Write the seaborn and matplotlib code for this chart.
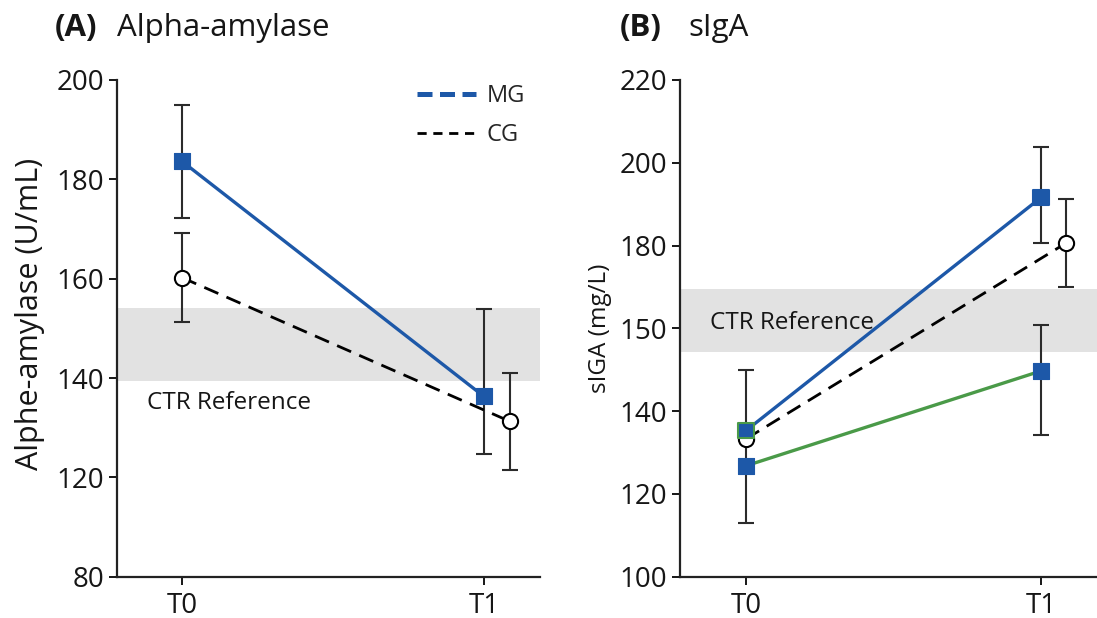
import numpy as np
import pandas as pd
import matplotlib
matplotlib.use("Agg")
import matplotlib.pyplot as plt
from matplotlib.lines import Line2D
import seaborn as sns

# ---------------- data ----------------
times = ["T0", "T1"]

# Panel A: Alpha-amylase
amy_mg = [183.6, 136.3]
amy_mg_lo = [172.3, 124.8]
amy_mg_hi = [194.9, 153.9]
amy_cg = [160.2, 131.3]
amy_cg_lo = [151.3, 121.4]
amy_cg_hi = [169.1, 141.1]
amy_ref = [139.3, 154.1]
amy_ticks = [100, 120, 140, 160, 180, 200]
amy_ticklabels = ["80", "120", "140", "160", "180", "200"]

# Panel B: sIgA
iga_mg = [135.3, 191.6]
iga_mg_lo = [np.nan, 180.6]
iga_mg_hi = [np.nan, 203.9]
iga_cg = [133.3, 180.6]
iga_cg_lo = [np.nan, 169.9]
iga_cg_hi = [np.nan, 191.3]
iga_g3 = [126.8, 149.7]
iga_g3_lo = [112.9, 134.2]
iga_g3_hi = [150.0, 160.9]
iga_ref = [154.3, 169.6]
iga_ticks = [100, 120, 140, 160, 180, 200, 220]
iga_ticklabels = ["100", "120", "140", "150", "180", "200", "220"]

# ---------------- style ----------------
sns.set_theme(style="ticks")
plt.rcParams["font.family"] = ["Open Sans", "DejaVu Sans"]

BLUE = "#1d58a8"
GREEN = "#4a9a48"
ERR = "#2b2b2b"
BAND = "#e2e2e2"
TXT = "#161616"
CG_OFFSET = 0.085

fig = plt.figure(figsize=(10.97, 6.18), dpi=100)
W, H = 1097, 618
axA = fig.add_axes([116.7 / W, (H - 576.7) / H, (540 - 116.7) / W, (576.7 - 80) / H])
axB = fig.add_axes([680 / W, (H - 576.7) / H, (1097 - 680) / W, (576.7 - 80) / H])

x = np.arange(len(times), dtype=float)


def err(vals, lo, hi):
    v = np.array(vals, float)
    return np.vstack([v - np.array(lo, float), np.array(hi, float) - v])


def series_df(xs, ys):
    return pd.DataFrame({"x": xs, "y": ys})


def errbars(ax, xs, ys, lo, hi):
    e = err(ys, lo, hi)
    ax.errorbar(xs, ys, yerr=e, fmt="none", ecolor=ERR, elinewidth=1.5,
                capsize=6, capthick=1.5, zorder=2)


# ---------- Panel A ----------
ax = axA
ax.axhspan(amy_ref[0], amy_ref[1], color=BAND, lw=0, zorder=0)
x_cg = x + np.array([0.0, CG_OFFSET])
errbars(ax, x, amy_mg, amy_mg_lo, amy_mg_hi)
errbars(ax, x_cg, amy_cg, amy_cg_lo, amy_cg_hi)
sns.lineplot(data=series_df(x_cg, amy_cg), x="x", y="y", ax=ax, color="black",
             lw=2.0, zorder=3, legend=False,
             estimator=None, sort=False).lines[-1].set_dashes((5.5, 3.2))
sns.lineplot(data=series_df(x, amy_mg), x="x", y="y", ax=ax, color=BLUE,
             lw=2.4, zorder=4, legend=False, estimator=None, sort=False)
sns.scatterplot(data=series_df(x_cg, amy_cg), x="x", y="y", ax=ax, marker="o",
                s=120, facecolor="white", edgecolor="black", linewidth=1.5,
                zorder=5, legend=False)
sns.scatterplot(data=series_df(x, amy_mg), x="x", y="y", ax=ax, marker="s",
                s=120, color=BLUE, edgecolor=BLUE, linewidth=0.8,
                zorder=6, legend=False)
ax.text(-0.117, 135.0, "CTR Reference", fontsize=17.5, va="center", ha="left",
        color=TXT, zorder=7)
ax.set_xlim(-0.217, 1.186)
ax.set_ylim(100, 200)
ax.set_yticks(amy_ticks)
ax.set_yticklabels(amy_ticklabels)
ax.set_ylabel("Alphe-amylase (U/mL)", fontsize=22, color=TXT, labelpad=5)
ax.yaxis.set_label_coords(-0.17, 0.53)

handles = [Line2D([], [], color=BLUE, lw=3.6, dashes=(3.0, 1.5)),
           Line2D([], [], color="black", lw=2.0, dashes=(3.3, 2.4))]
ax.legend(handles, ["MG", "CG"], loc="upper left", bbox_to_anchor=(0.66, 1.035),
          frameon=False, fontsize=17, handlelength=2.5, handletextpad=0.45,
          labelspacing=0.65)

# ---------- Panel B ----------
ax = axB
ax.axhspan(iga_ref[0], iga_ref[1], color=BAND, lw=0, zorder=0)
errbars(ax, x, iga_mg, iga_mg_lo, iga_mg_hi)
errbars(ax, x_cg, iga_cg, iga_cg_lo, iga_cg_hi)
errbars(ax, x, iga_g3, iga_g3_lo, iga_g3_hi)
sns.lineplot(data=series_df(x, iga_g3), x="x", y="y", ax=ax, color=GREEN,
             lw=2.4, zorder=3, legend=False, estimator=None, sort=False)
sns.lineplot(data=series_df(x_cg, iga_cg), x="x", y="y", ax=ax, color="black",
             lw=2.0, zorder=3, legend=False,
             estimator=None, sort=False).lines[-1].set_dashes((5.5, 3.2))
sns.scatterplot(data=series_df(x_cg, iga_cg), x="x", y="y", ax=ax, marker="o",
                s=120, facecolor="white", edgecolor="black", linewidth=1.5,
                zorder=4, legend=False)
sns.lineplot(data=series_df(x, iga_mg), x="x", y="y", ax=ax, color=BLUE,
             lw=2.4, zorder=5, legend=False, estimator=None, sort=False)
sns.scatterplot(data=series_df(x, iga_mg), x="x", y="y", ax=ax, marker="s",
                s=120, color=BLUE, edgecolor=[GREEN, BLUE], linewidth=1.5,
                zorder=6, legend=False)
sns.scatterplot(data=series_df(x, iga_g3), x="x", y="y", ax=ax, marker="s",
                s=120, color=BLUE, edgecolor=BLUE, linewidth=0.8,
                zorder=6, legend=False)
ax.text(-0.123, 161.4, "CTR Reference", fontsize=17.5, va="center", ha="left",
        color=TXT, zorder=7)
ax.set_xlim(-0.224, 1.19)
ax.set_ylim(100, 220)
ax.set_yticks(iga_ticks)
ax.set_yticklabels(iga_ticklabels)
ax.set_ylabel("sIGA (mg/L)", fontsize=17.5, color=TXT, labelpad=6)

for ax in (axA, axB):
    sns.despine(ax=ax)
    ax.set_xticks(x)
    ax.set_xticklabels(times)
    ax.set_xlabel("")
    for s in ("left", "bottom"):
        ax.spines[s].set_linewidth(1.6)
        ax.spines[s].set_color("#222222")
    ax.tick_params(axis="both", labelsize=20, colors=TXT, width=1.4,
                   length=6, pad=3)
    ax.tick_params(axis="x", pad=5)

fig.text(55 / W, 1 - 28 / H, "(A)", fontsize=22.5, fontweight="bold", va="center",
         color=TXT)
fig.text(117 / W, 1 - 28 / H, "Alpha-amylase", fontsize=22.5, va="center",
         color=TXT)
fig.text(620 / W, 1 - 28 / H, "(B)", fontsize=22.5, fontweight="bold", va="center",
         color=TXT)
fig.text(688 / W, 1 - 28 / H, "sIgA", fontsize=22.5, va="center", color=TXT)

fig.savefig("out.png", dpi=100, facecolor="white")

- - -

◆ Written exercise
Every line from the start of the listing above through the line with "CG_OFFSET = 0.085" should be repeated exactly; skip the pictures and add nothing else.

◆ The answer
Write the seaborn and matplotlib code for this chart.
import numpy as np
import pandas as pd
import matplotlib
matplotlib.use("Agg")
import matplotlib.pyplot as plt
from matplotlib.lines import Line2D
import seaborn as sns

# ---------------- data ----------------
times = ["T0", "T1"]

# Panel A: Alpha-amylase
amy_mg = [183.6, 136.3]
amy_mg_lo = [172.3, 124.8]
amy_mg_hi = [194.9, 153.9]
amy_cg = [160.2, 131.3]
amy_cg_lo = [151.3, 121.4]
amy_cg_hi = [169.1, 141.1]
amy_ref = [139.3, 154.1]
amy_ticks = [100, 120, 140, 160, 180, 200]
amy_ticklabels = ["80", "120", "140", "160", "180", "200"]

# Panel B: sIgA
iga_mg = [135.3, 191.6]
iga_mg_lo = [np.nan, 180.6]
iga_mg_hi = [np.nan, 203.9]
iga_cg = [133.3, 180.6]
iga_cg_lo = [np.nan, 169.9]
iga_cg_hi = [np.nan, 191.3]
iga_g3 = [126.8, 149.7]
iga_g3_lo = [112.9, 134.2]
iga_g3_hi = [150.0, 160.9]
iga_ref = [154.3, 169.6]
iga_ticks = [100, 120, 140, 160, 180, 200, 220]
iga_ticklabels = ["100", "120", "140", "150", "180", "200", "220"]

# ---------------- style ----------------
sns.set_theme(style="ticks")
plt.rcParams["font.family"] = ["Open Sans", "DejaVu Sans"]

BLUE = "#1d58a8"
GREEN = "#4a9a48"
ERR = "#2b2b2b"
BAND = "#e2e2e2"
TXT = "#161616"
CG_OFFSET = 0.085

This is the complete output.